The US Dollar Index (DXY), which measures the value of the US Dollar (USD) against six major currencies, recovered its intraday losses due to a rebound in US Treasury yields. During the Asian session on Thursday, the DXY traded around 104.10, with 2-year and 10-year US Treasury bond yields standing at 4.28% and 4.05%, respectively.
The US Dollar faced challenges amid dovish sentiment regarding the Federal Reserve’s (Fed) policy trajectory. The Fed decided to keep rates unchanged in the 5.25%-5.50% range during its July meeting on Wednesday.

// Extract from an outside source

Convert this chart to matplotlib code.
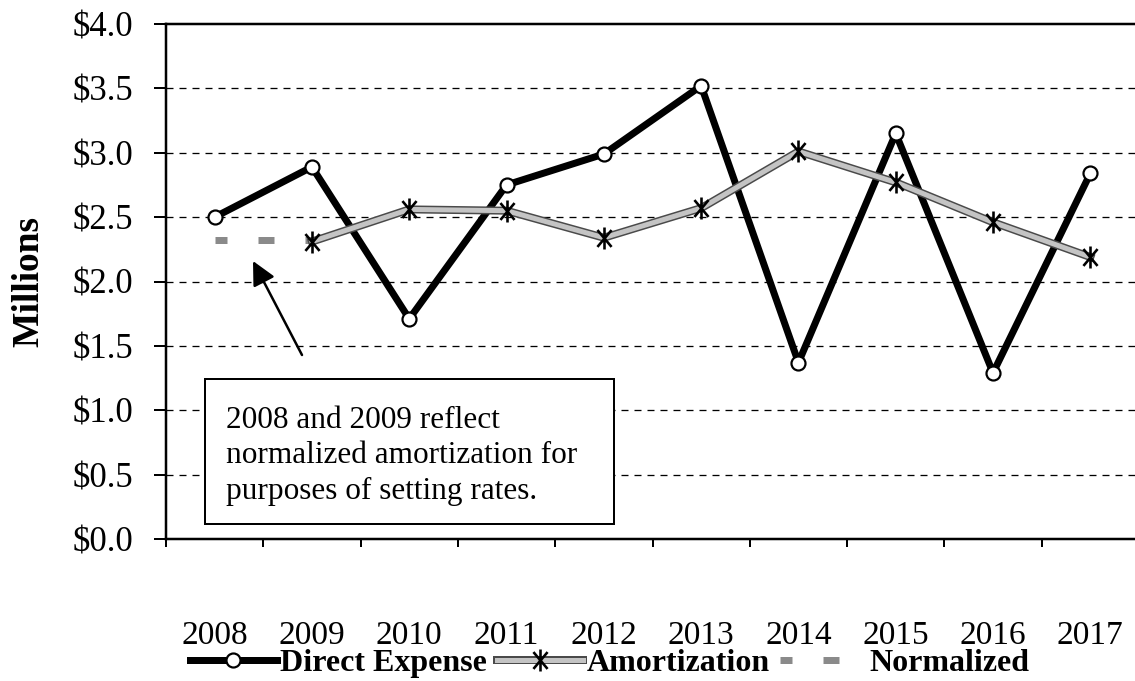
import numpy as np
import matplotlib
matplotlib.use("Agg")
import matplotlib.pyplot as plt
import matplotlib.patheffects as pe
from matplotlib.patches import Rectangle
from matplotlib.path import Path
from matplotlib.ticker import FixedLocator, FuncFormatter
from matplotlib.legend_handler import HandlerTuple

years = ["2008", "2009", "2010", "2011", "2012", "2013", "2014", "2015", "2016", "2017"]
direct_expense = [2.50, 2.89, 1.71, 2.75, 2.99, 3.52, 1.37, 3.15, 1.29, 2.84]
amortization = [np.nan, 2.31, 2.56, 2.55, 2.34, 2.57, 3.01, 2.77, 2.46, 2.19]
normalized = [2.32, 2.32, np.nan, np.nan, np.nan, np.nan, np.nan, np.nan, np.nan, np.nan]
y_ticks = [0.0, 0.5, 1.0, 1.5, 2.0, 2.5, 3.0, 3.5, 4.0]
note_text = "2008 and 2009 reflect\nnormalized amortization for\npurposes of setting rates."

plt.rcParams['font.family'] = ['Liberation Serif', 'DejaVu Serif']
plt.rcParams['lines.scale_dashes'] = False

W, H = 1135, 681
fig = plt.figure(figsize=(W / 100, H / 100), dpi=100)
px = 0.72  # points per pixel at 100 dpi

ax_l, ax_r, ax_t, ax_b = 166, 1139, 24, 539
ax = fig.add_axes([ax_l / W, 1 - ax_b / H, (ax_r - ax_l) / W, (ax_b - ax_t) / H])

x = np.arange(len(years))

# asterisk marker: X with a vertical bar
a = np.deg2rad(50)
c, s = np.cos(a), np.sin(a)
star = Path([(0, -1), (0, 1), (-c, -s), (c, s), (-c, s), (c, -s)],
            [Path.MOVETO, Path.LINETO, Path.MOVETO, Path.LINETO, Path.MOVETO, Path.LINETO])

norm_line, = ax.plot(x, normalized, color='#8a8a8a', lw=7 * px,
                     linestyle=(4 * px, (16 * px, 31 * px)),
                     dash_capstyle='butt', zorder=2)
direct_line, = ax.plot(x, direct_expense, color='black', lw=7 * px, marker='o',
                       markersize=14 * px, markerfacecolor='white',
                       markeredgecolor='black', markeredgewidth=2.2 * px, zorder=3)
amort_line, = ax.plot(x, amortization, color='#c4c4c4', lw=5 * px, zorder=4,
                      path_effects=[pe.Stroke(linewidth=8 * px, foreground='#4a4a4a'),
                                    pe.Normal()])
amort_mark, = ax.plot(x, amortization, linestyle='none', marker=star,
                      markersize=22 * px, markeredgecolor='black',
                      markeredgewidth=2.6 * px, zorder=5)

ax.set_xlim(-0.5, len(years) - 0.5)
ax.set_ylim(0, 4.0)

# y axis
ax.set_yticks(y_ticks)
ax.yaxis.set_major_formatter(FuncFormatter(lambda v, p: f"${v:.1f}"))
ax.tick_params(axis='y', direction='out', length=12 * px, width=2 * px,
               labelsize=25, pad=15)
for v in y_ticks[1:-1]:
    ax.axhline(v, color='black', lw=1.3 * px, linestyle=(0, (7 * px, 6 * px)), zorder=1)

# x axis: labels at centers, ticks at boundaries
ax.set_xticks(x)
ax.set_xticklabels(years)
ax.xaxis.set_minor_locator(FixedLocator(np.arange(-0.5, len(years), 1.0)))
ax.tick_params(axis='x', which='major', length=0, labelsize=24, pad=81 * px)
ax.tick_params(axis='x', which='minor', direction='out', length=8 * px, width=2 * px)

for sp in ['left', 'bottom', 'top']:
    ax.spines[sp].set_linewidth(2.5 * px)
ax.spines['right'].set_visible(False)

ax.set_ylabel('Millions', fontsize=27, fontweight='bold', labelpad=19)

# note box
bx0 = (205 - ax_l) / (ax_r - ax_l)
bx1 = (614 - ax_l) / (ax_r - ax_l)
by0 = (ax_b - 524) / (ax_b - ax_t)
by1 = (ax_b - 379) / (ax_b - ax_t)
ax.add_patch(Rectangle((bx0, by0), bx1 - bx0, by1 - by0, transform=ax.transAxes,
                       facecolor='white', edgecolor='black', lw=2 * px, zorder=6))
ax.text((226 - ax_l) / (ax_r - ax_l), (ax_b - 456) / (ax_b - ax_t), note_text,
        transform=ax.transAxes, fontsize=22.5, va='center', ha='left',
        linespacing=1.29, zorder=7)

# arrow
def pix2data(px_x, px_y):
    dx = (px_x - ax_l) / (ax_r - ax_l) * len(years) - 0.5
    dy = (ax_b - px_y) / (ax_b - ax_t) * 4.0
    return dx, dy

ax.annotate('', xy=pix2data(253, 261), xytext=pix2data(302, 355),
            arrowprops=dict(arrowstyle='-|>,head_length=0.8,head_width=0.4',
                            mutation_scale=18, lw=1.8,
                            color='black', shrinkA=0, shrinkB=0), zorder=7)

# legend
leg = fig.legend([direct_line, (amort_line, amort_mark), norm_line],
                 ['Direct Expense', 'Amortization', 'Normalized'],
                 handler_map={tuple: HandlerTuple(ndivide=1, pad=0)},
                 loc='center', bbox_to_anchor=(610 / W, 1 - 663 / H), ncol=3,
                 frameon=False, prop={'weight': 'bold', 'size': 23},
                 handlelength=2.7, handletextpad=0.12, columnspacing=0.3,
                 borderaxespad=0, borderpad=0)

fig.savefig('out.png', dpi=100)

Traders are now awaiting further direction from upcoming US economic data, including the ISM Manufacturing PMI and weekly Initial Jobless Claims, which are scheduled for release later on Thursday. On Wednesday, the US ADP Employment Change reported a rise of 122,000 in July, with annual pay increasing by 4.8% year-over-year. This followed a revised increase of 155,000 in June, falling short of the market expectation of 150,000.
During a post-meeting press conference, Federal Reserve Chair Jerome Powell mentioned that a rate cut in September is “on the table,” though the Federal Open Market Committee (FOMC) did not commit to any specific action. Powell emphasized that the central bank will closely monitor the labor market and remain vigilant for signs of a potential sharp downturn, according to Reuters.
However, the FOMC’s statement indicated that it does not foresee cutting rates until there is greater confidence that inflation is sustainably heading toward 2%. The committee requires more progress on inflation before considering a cut, unless a significant decline in the labor market begins to outweigh the slow progress on inflation.